The Cobweb

“I’m calling an ambulance,” Clyde said. He went over and picked up the phone. It was dead.

 

“Didn’t pay my bill,” Mr. Frost said. “Paid all my money to the alimony.”

 

“Then we have to get you to a hospital,” Clyde said. “Come on.”

 

He went over and picked up Mr. Frost in a fireman’s carry, slinging the old man over his shoulders like a bag of charcoal briquettes, and carried him out to the station wagon. Mr. Frost had gone limp, so Clyde buckled him in to keep him upright. Then he started the engine and punched the gas and sent the Murder Car chortling through deep gravel onto the road, southbound.

 

The next farmhouse was just half a mile down the road, but Clyde figured that he could get to the hospital faster than he could call up an ambulance and have them come out there, so he just drove into Wapsipinicon at about a hundred miles per hour, noting with professional embarrassment that no sheriff cars even noticed this breach of posted speed limits.

 

He came into town on U.S. 30, which was known as Lincoln Way in populated areas, passed the main campus on the left, then the mile-wide parking lot of the Events Center, with the auditorium and then Twister Stadium and then the coliseum rising out of the asphalt, past the Twister’s outdoor and indoor practice fields, then hung a screaming left onto Knapp Avenue and went up about half a dozen blocks and pulled into the medical center, following the red signs to the emergency room at Methodist Hospital, which was so brand-new and so good that it was not called an emergency room but a trauma center.

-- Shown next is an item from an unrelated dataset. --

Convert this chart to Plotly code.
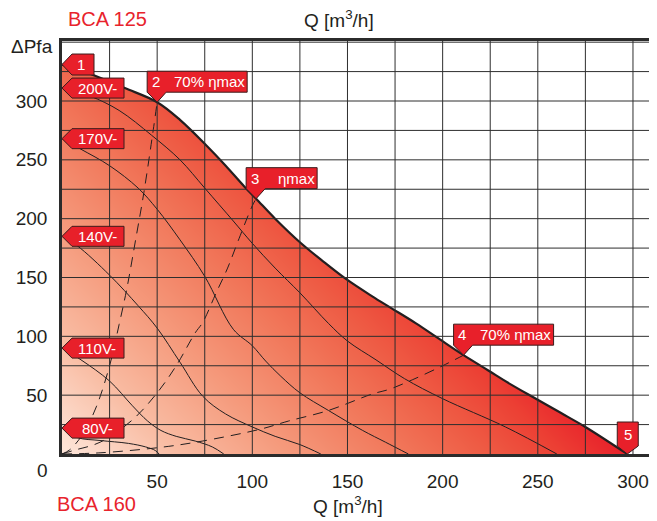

Clyde could find the trauma center with his eyes closed; he went there all the time, on business.

 

He did not feel it would be decent to leave the grounds until he knew how things turned out with Mr. Frost. But he also knew from experience that drinking foul, watery coffee in the hospital cafeteria was not a good way to kill time, and so, after a decent interval had passed, he parked the wagon in the visitor lot and went for a stroll.

 

A few moments’ walk took him down into the greenbelt along the Wapsipinicon. A bike path ran along the bank, with occasional bizarre-looking suspension bridges (engineering-student projects) over to the EIU campus on the opposite side. Clyde strolled across one of these and soon found himself on the sculptured quadrangle of the two-year-old marble-sheathed Henry Scheidelmann AgriScience Research Center, the House That Larsen Built. It was a campus within a campus, free from the unwashed mobs of undergraduates who thronged the rest of the university’s twenty-five hundred acres, populated mostly by foreigners with stratospheric IQs. Clyde sat down on a bench that said it had been donated by the government of Nigeria and watched them coming and going in their dashikis and saris and turbans and white lab coats, and wondered whether Frank Frost was still alive, and if he was, whether he had any idea that a place like this existed just a few minutes’ drive away from the run-down farm where he had chosen to seclude himself from the world.

 

Clyde sat on that bench for fifteen minutes, watching the foreign students come and go, and thinking not about Frank Frost but about the missing Marwan Habibi.

 

He stood up, stretched, then ambled into the main entrance of the Scheidelmann. He dawdled around the giant electric globe for a few minutes, looking at the electric pins thrust into so many exotic parts of it, every one of them a place where Eastern Iowa University had somehow got itself tangled up with some other nation’s government and laws. He consulted a map on the wall and made his way into the Sinzheimer Wing, then up to the third floor, to door 304, which had been sealed off with yellow crime-scene tape.

 

“Can I help you?” said a voice. An American voice. Clyde looked up, startled, to see a young man standing there, holding an unopened can of Coke and a small bag of chips. He was about Clyde’s height but probably forty or fifty pounds lighter. He had large pale-blue eyes and strawberry-blond hair and a history of acne that was not entirely history. He had an alert, birdlike look about him.

 

“Pardon?” Clyde said.

 

“You’ve been standing here for ten minutes,” the man said. “I’m Kevin Vandeventer. That’s my lab right there.” He nodded at the adjoining room.

 

“Clyde Banks,” Clyde said, and shook Kevin Vandeventer’s hand. Then, as an afterthought, he added, “Deputy county sheriff and candidate for sheriff.”

 

“Oh. So you’re here on the investigation.”

 

Clyde remembered something. “You talked to the Wapsipinicon detectives already, didn’t you?” Clyde had read the report of Vandeventer’s interview during his recent efforts to play catch-up and not look like a complete idiot.